Students will be grouped in cohorts that follow the same class schedule throughout the program. Because of the intensive nature of online learning, students will be expected to spend 6-10 hours on homework per week for each class. This is in addition to participation in the on-line lectures, discussions, chats and regular course readings. Thus, the total amount of time for course related learning would range from 12 to 16 hours per week.
The courses are paired both theoretically and sequentially with learning goals and assessments integrated throughout the entire program. The culminating experience of the practicum and project will be linked together to provide a practical application setting with a supporting theoretical and research framework.
In addition to the course requirements, students will be required to complete a weekend orientation session (Boot-up Camp) prior to the beginning of the program. At this session there will be orientation activities focusing on individual assessment, technology, training, and team building. Students will also participate in a seminar at the end of the first year to review their progress in the program and for continued authentication of their work. There may also be optional on-campus review sessions. Exams will need to be taken on-campus; however, in cases of hardship, arrangements will be made to enable the student to take the exam at a supervised off-campus location.

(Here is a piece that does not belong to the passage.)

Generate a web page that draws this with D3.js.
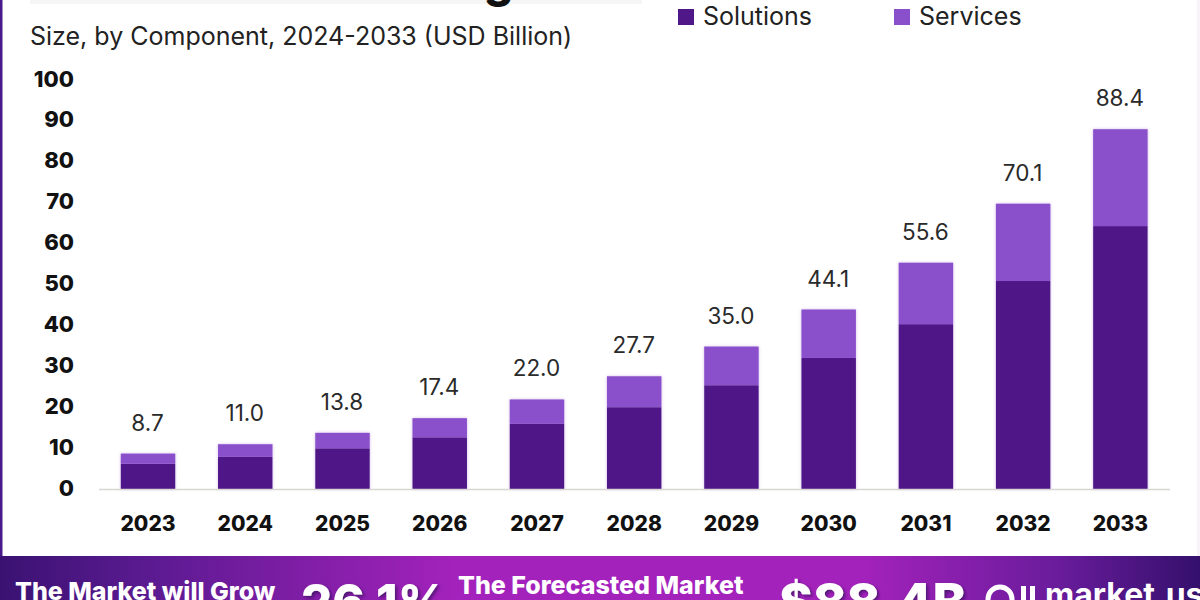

Student Learning Objectives: The student learning goals are incorporated into nine overarching program goals: the accounting and managerial aspects of managing an information technology organization, the telecommunications requirements necessary to support an organization’s information technology needs, the systems development process, the data needs of an organization, programming concepts, electronic commerce and its role in business, collaboration, critical thinking, research, and written communications skills. The learning goals are as follows:
- Accounting and managerial aspects of an information technology organization
- Telecommunications requirements necessary to support an organization’s information technology needs
- Systems development process.
- Data needs of an organization
- Programming concepts
- Electronic commerce
Each course contains a multi-modal assessment methodology to document learning via projects, demonstrations, applications, research papers, and examinations.
The capstone course provides a culminating experience which includes research and a practicum grounded in the theoretical foundations covered in the study plan coursework. An electronic portfolio of culminating experiences and preparatory coursework will be created by each student enrolled in the program. This portfolio will be reviewed at the End of First Year Seminar and evaluated by the Program Coordinator at the end of the program. The student portfolios will provide a comprehensive assessment of the program.